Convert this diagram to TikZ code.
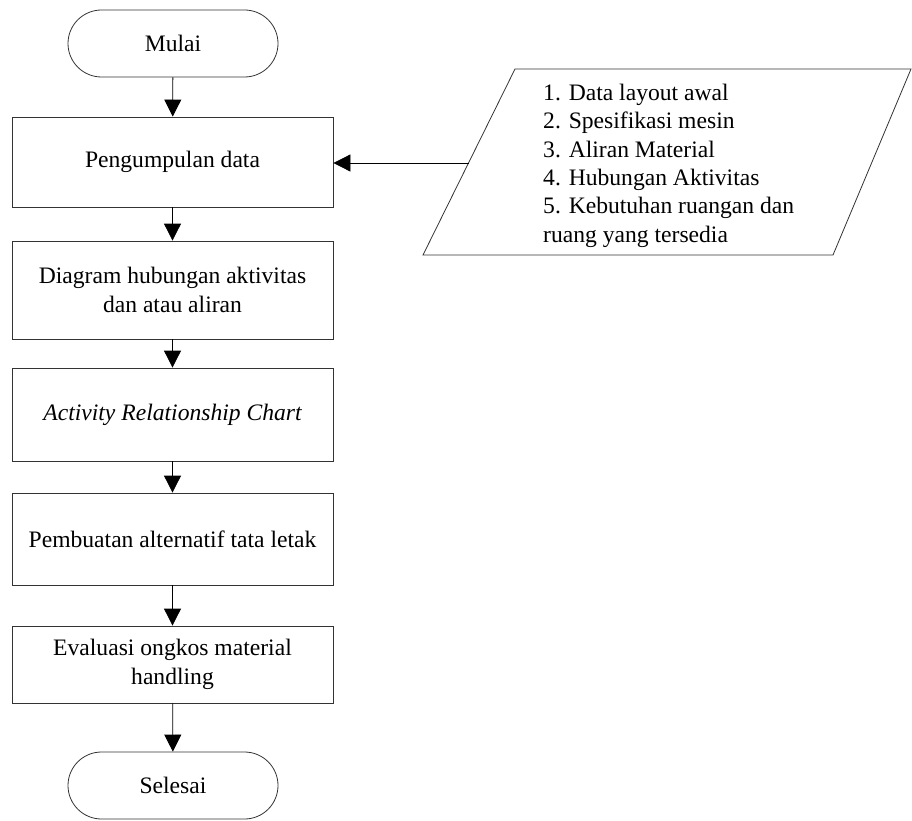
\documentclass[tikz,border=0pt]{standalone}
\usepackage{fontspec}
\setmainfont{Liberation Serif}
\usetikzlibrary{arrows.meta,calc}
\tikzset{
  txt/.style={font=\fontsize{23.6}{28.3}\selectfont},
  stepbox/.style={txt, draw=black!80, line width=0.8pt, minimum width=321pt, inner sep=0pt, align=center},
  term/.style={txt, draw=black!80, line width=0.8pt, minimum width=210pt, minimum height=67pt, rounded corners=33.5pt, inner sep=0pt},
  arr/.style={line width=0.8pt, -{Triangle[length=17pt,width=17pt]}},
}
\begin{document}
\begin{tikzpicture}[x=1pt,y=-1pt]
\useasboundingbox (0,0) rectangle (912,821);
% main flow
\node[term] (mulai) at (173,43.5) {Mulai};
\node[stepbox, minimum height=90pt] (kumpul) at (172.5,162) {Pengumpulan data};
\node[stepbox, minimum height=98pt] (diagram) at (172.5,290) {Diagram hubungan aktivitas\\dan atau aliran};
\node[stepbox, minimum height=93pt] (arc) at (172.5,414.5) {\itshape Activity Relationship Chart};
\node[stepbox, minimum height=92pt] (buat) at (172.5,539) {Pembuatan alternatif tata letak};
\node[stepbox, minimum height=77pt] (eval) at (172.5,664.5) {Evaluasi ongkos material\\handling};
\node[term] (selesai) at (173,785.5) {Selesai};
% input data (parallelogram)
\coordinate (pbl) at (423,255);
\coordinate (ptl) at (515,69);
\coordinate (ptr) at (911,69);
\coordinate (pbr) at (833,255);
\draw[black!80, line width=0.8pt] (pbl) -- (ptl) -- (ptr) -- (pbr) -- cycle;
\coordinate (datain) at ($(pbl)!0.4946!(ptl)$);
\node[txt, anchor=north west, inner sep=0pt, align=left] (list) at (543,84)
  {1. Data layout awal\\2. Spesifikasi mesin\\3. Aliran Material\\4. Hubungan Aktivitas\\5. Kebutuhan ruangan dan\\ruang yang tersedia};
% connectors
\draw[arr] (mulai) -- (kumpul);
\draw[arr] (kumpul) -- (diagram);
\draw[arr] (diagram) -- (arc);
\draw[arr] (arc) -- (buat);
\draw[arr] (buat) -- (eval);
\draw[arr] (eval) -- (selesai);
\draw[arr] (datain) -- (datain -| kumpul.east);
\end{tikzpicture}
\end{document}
==================================================
Using the material above, return every line exactly as it appears, minus the pictures.

### Exercise response
Convert this diagram to TikZ code.
\documentclass[tikz,border=0pt]{standalone}
\usepackage{fontspec}
\setmainfont{Liberation Serif}
\usetikzlibrary{arrows.meta,calc}
\tikzset{
  txt/.style={font=\fontsize{23.6}{28.3}\selectfont},
  stepbox/.style={txt, draw=black!80, line width=0.8pt, minimum width=321pt, inner sep=0pt, align=center},
  term/.style={txt, draw=black!80, line width=0.8pt, minimum width=210pt, minimum height=67pt, rounded corners=33.5pt, inner sep=0pt},
  arr/.style={line width=0.8pt, -{Triangle[length=17pt,width=17pt]}},
}
\begin{document}
\begin{tikzpicture}[x=1pt,y=-1pt]
\useasboundingbox (0,0) rectangle (912,821);
% main flow
\node[term] (mulai) at (173,43.5) {Mulai};
\node[stepbox, minimum height=90pt] (kumpul) at (172.5,162) {Pengumpulan data};
\node[stepbox, minimum height=98pt] (diagram) at (172.5,290) {Diagram hubungan aktivitas\\dan atau aliran};
\node[stepbox, minimum height=93pt] (arc) at (172.5,414.5) {\itshape Activity Relationship Chart};
\node[stepbox, minimum height=92pt] (buat) at (172.5,539) {Pembuatan alternatif tata letak};
\node[stepbox, minimum height=77pt] (eval) at (172.5,664.5) {Evaluasi ongkos material\\handling};
\node[term] (selesai) at (173,785.5) {Selesai};
% input data (parallelogram)
\coordinate (pbl) at (423,255);
\coordinate (ptl) at (515,69);
\coordinate (ptr) at (911,69);
\coordinate (pbr) at (833,255);
\draw[black!80, line width=0.8pt] (pbl) -- (ptl) -- (ptr) -- (pbr) -- cycle;
\coordinate (datain) at ($(pbl)!0.4946!(ptl)$);
\node[txt, anchor=north west, inner sep=0pt, align=left] (list) at (543,84)
  {1. Data layout awal\\2. Spesifikasi mesin\\3. Aliran Material\\4. Hubungan Aktivitas\\5. Kebutuhan ruangan dan\\ruang yang tersedia};
% connectors
\draw[arr] (mulai) -- (kumpul);
\draw[arr] (kumpul) -- (diagram);
\draw[arr] (diagram) -- (arc);
\draw[arr] (arc) -- (buat);
\draw[arr] (buat) -- (eval);
\draw[arr] (eval) -- (selesai);
\draw[arr] (datain) -- (datain -| kumpul.east);
\end{tikzpicture}
\end{document}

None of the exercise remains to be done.